External Documentation

When adding new features, update relevant documentation files:

  • README.md: Overview and quick start
  • USER_GUIDE.md: User-facing feature documentation
  • CONFIGURATION.md: New configuration options
  • API documentation: For public APIs

Documentation Testing

Ensure documentation examples compile and work:

# Test documentation examples
cargo test --doc

# Generate documentation
cargo doc --open

Submitting Changes

Pull Request Process

  1. Prepare your branch:

    git checkout feature/your-feature
    git rebase upstream/main
    git push origin feature/your-feature
  2. Create pull request with:

    • Clear title and description
    • Reference to any related issues
    • Screenshots for UI changes
    • Testing instructions
  3. Pull request template:

    ## Description
    Brief description of changes
    
    ## Type of Change
    - [ ] Bug fix
    - [ ] New feature
    - [ ] Breaking change
    - [ ] Documentation update
    
    ## Testing
    - [ ] Unit tests pass
    - [ ] Integration tests pass
    - [ ] Manual testing completed
    
    ## Checklist
    - [ ] Code follows style guidelines
    - [ ] Self-review completed
    - [ ] Documentation updated
    - [ ] Tests added/updated

Pre-submission Checklist

  • Code compiles without warnings
  • All tests pass (cargo test)
  • Code is formatted (cargo fmt)
  • Lints pass (cargo clippy)
  • Documentation updated for new features
  • Commit messages follow convention
  • No sensitive data in commits

Code Review Process

Review Criteria

Reviewers will check:

  1. Functionality: Does the code work as intended?
  2. Code Quality: Is the code well-structured and readable?
  3. Tests: Are there adequate tests for the changes?
  4. Documentation: Is documentation updated appropriately?
  5. Performance: Are there any performance implications?
  6. Security: Are there any security concerns?
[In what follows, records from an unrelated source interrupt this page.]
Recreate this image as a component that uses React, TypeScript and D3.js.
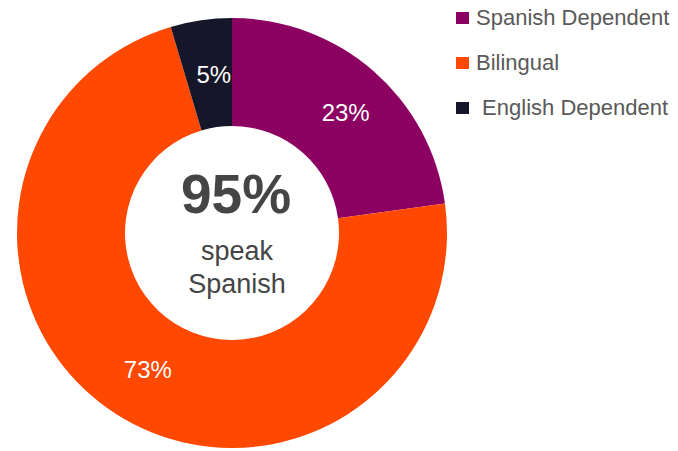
import React from "react";
import * as d3 from "d3";

const categories = ["Spanish Dependent", "Bilingual", "English Dependent"];
const values = [0.228, 0.726, 0.046];
const colors = ["#8C0062", "#FF4800", "#16162A"];
const legendLabels = ["Spanish Dependent", "Bilingual", " English Dependent"];
const centerBig = "95%";
const centerLines = ["speak", "Spanish"];

const W = 678;
const H = 451;

export default function App() {
  const cx = 232;
  const cy = 233;
  const outerR = 215;
  const innerR = 107;
  const data = categories.map((c, i) => ({ name: c, value: values[i], color: colors[i] }));
  const pie = d3.pie<any>().value((d: any) => d.value).sort(null);
  const arcs = pie(data);
  const arc = d3.arc<any>().innerRadius(innerR).outerRadius(outerR);
  const fmt = d3.format(".0%");
  const font = "'Liberation Sans', Arial, sans-serif";

  return (
    <svg width={W} height={H} style={{ position: "absolute", left: 0, top: 0, fontFamily: font }}>
      <rect width={W} height={H} fill="#fff" />
      <g transform={`translate(${cx},${cy})`}>
        {arcs.map((a, i) => (
          <path key={i} d={arc(a) as string} fill={a.data.color} />
        ))}
        {arcs.map((a, i) => {
          const [x, y] = arc.centroid(a);
          return (
            <text key={"l" + i} x={x + (i === 2 ? 5 : i === 0 ? 8 : 3)} y={y + 3} textAnchor="middle" dominantBaseline="middle" fill="#fff" fontSize={24}>
              {fmt(a.data.value)}
            </text>
          );
        })}
        <text x={4} y={-20} textAnchor="middle" fontSize={55} fontWeight="bold" fill="#454545">
          {centerBig}
        </text>
        {centerLines.map((t, i) => (
          <text key={t} x={5} y={27 + i * 33} textAnchor="middle" fontSize={27} fill="#454545">
            {t}
          </text>
        ))}
      </g>
      {legendLabels.map((t, i) => (
        <g key={t} transform={`translate(456,${12 + i * 45})`}>
          <rect width={13} height={12} fill={colors[i]} />
          <text x={20} y={13} fontSize={22} fill="#595959" style={{ whiteSpace: "pre" }}>
            {t}
          </text>
        </g>
      ))}
    </svg>
  );
}
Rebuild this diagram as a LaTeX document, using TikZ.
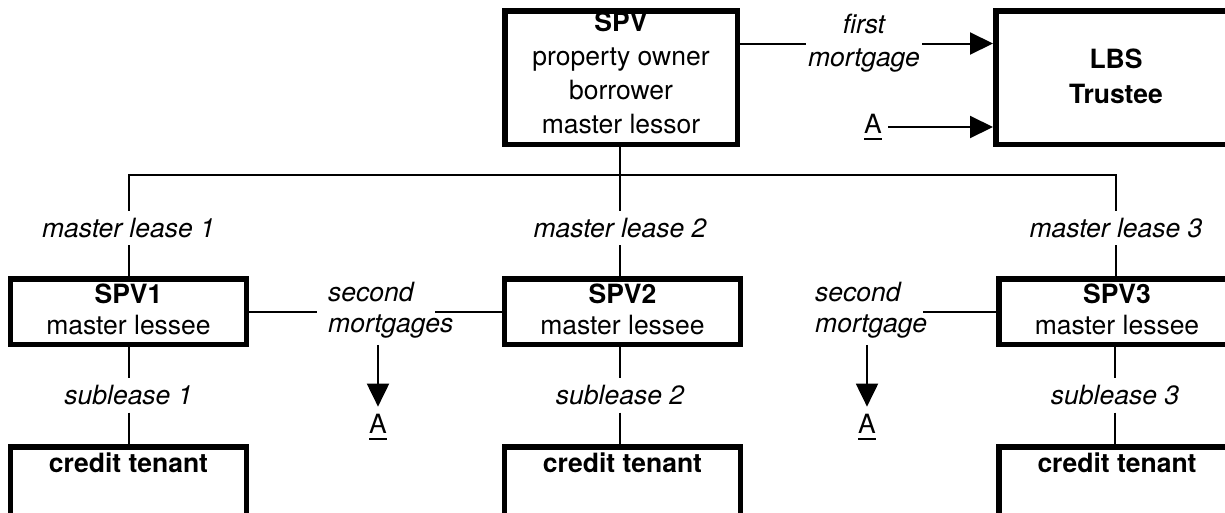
\documentclass[tikz,border=0pt]{standalone}
\usepackage{fontspec}
\setmainfont{TeX Gyre Heros}
\usetikzlibrary{arrows.meta}
\newcommand\myA{\setbox0\hbox{A}\leavevmode\rlap{\rule[-6pt]{\wd0}{2pt}}\box0}
\begin{document}
\fontsize{26.5}{33}\selectfont
\begin{tikzpicture}[x=1pt,y=-1pt,
  box/.style={draw, line width=5.5pt, inner sep=0pt, align=center},
  smallbox/.style={box, minimum width=236pt, minimum height=65.5pt, text depth=5pt,
    font=\fontsize{26.5}{31}\selectfont},
  tenant/.style={box, anchor=north, minimum width=236pt, inner ysep=6.25pt,
    text height=19pt, text depth=37pt, font=\bfseries},
  conn/.style={line width=2pt},
  arr/.style={line width=2pt, -{Triangle[length=23pt,width=22pt]}},
  lab/.style={inner xsep=2pt, inner ysep=7pt, font=\itshape, align=center},
  sm/.style={anchor=west, inner xsep=11pt, inner ysep=6pt, align=left,
    font=\fontsize{26.5}{31}\selectfont\itshape},
  amark/.style={inner xsep=6pt, inner ysep=7.5pt}]
\useasboundingbox (0,0) rectangle (1225,512);
\clip (0,0) rectangle (1225,512);
\fill[white] (0,0) rectangle (1225,512);

% top level
\node[box, minimum width=232.5pt, minimum height=133.5pt, text depth=9pt,
  font=\fontsize{26.5}{34}\selectfont] (spv) at (621,77.5)
  {\textbf{SPV}\\property owner\\borrower\\master lessor};
\node[box, minimum width=240.5pt, minimum height=133.5pt, text depth=3pt,
  font=\fontsize{26.5}{35}\selectfont\bfseries] (lbs) at (1116,77.5) {LBS\\Trustee};

\node[lab] (fm) at (864,43.5) {first\\mortgage};
\node[amark] (a1) at (873,127) {\myA};

\draw[conn] (spv.east |- fm) -- (fm.west);
\draw[arr] (fm.east) -- (fm.east -| lbs.west);
\draw[arr] (a1.east) -- (a1 -| lbs.west);

% bus
\coordinate (b1) at (128.5,175);
\coordinate (b2) at (620,175);
\coordinate (b3) at (1116,175);

\node[lab] (ml1) at (128.5,228) {master lease 1};
\node[lab] (ml2) at (620,228) {master lease 2};
\node[lab] (ml3) at (1116,228) {master lease 3};

\draw[conn] (ml1.north) -- (b1) -- (b3) -- (ml3.north);
\draw[conn] (spv.south -| b2) -- (b2) -- (ml2.north);

% master lessees
\node[smallbox] (spv1) at (128.5,311.5) {\textbf{SPV1}\\master lessee};
\node[smallbox] (spv2) at (622.5,311.5) {\textbf{SPV2}\\master lessee};
\node[smallbox] (spv3) at (1117,311.5) {\textbf{SPV3}\\master lessee};

\draw[conn] (ml1.south) -- (ml1.south |- spv1.north);
\draw[conn] (ml2.south) -- (ml2.south |- spv2.north);
\draw[conn] (ml3.south) -- (ml3.south |- spv3.north);

% second mortgages
\node[sm] (sm1) at (317,310.6) {second\\mortgages};
\node[sm] (sm3) at (804,310.6) {second\\mortgage};
\coordinate (sm1r) at (435,311.5);
\coordinate (sm3r) at (923,311.5);

\draw[conn] (spv1.east) -- (spv1.east -| sm1.west);
\draw[conn] (sm1r) -- (sm1r -| spv2.west);
\draw[conn] (sm3r) -- (sm3r -| spv3.west);

\node[amark] (a2) at (378,427) {\myA};
\node[amark] (a3) at (867,427) {\myA};
\draw[arr] (a2 |- sm1.south) -- (a2.north);
\draw[arr] (a3 |- sm3.south) -- (a3.north);

% subleases
\node[lab] (sl1) at (128.5,395.5) {sublease 1};
\node[lab] (sl2) at (620,395.5) {sublease 2};
\node[lab] (sl3) at (1115,395.5) {sublease 3};

\node[tenant] (ct1) at (128.5,444) {credit tenant};
\node[tenant] (ct2) at (622.5,444) {credit tenant};
\node[tenant] (ct3) at (1117,444) {credit tenant};

\draw[conn] (sl1 |- spv1.south) -- (sl1.north);
\draw[conn] (sl2 |- spv2.south) -- (sl2.north);
\draw[conn] (sl3 |- spv3.south) -- (sl3.north);
\draw[conn] (sl1.south) -- (sl1.south |- ct1.north);
\draw[conn] (sl2.south) -- (sl2.south |- ct2.north);
\draw[conn] (sl3.south) -- (sl3.south |- ct3.north);
\end{tikzpicture}
\end{document}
Addressing Review Comments

  1. Read carefully: Understand the feedback
  2. Ask questions: If unclear, ask for clarification
  3. Make changes: Address all valid feedback
  4. Respond: Mark conversations as resolved when addressed
  5. Update PR: Push new commits or force-push after rebase

Review Timeline

  • Initial response: Within 2-3 business days
  • Follow-up reviews: Within 1-2 business days
  • Merge timeline: Varies based on complexity

Release Process

Version Numbering

We use Semantic Versioning:

  • MAJOR.MINOR.PATCH (e.g., 1.2.3)
  • Major: Breaking changes
  • Minor: New features (backward compatible)
  • Patch: Bug fixes (backward compatible)

Release Workflow

Quetty uses an automated release process with version management scripts:

For Maintainers: Creating a Release

  1. Ensure main branch is stable

    git checkout main
    git pull origin main
    # Verify all tests pass
    cargo test
  2. Use the release script

    # For stable release
    ./scripts/release.sh 1.2.0
    
    # For pre-release
    ./scripts/release.sh 1.2.0-beta.1
    ./scripts/release.sh 1.2.0-rc.1

    The script will:

    • Validate version format
    • Update ui/Cargo.toml and server/Cargo.toml
    • Test the build
    • Commit version changes
    • Create and push git tag
    • Trigger automated release workflow
  3. Monitor the release

    • GitHub Actions will build cross-platform binaries
    • Artifacts will be uploaded to GitHub Releases
    • Release notes will be auto-generated
  4. Post-release: Bump to development version

    # Update to next development version
    # Edit ui/Cargo.toml and server/Cargo.toml
    # Example: 1.2.0 → 1.3.0-dev
    git add ui/Cargo.toml server/Cargo.toml
    git commit -m "chore: bump to 1.3.0-dev"
    git push origin main

Release Channels

  • Stable releases: v1.2.0 - Production ready
  • Pre-releases: v1.2.0-beta.1, v1.2.0-rc.1 - Testing versions
  • Nightly builds: Automated daily builds from main branch

Supported Platforms

Releases are automatically built for:

  • Linux x64
  • Windows x64 & ARM64
  • macOS x64 & ARM64 (Intel and Apple Silicon)

Each release includes:

  • Cross-platform binaries
  • SHA256 checksums for verification
  • Installation instructions
  • Auto-generated changelog
  1. Merge back: Merge release branch to main

Changelog Format

# Changelog

## [1.2.0] - 2024-01-15

### Added
- New theme system with Catppuccin themes
- Bulk message operations support
- Azure Client Credentials authentication

### Changed
- Improved message list performance
- Updated configuration format

### Fixed
- Fixed memory leak in message caching
- Resolved authentication token refresh issue

### Deprecated
- Old configuration format (will be removed in v2.0.0)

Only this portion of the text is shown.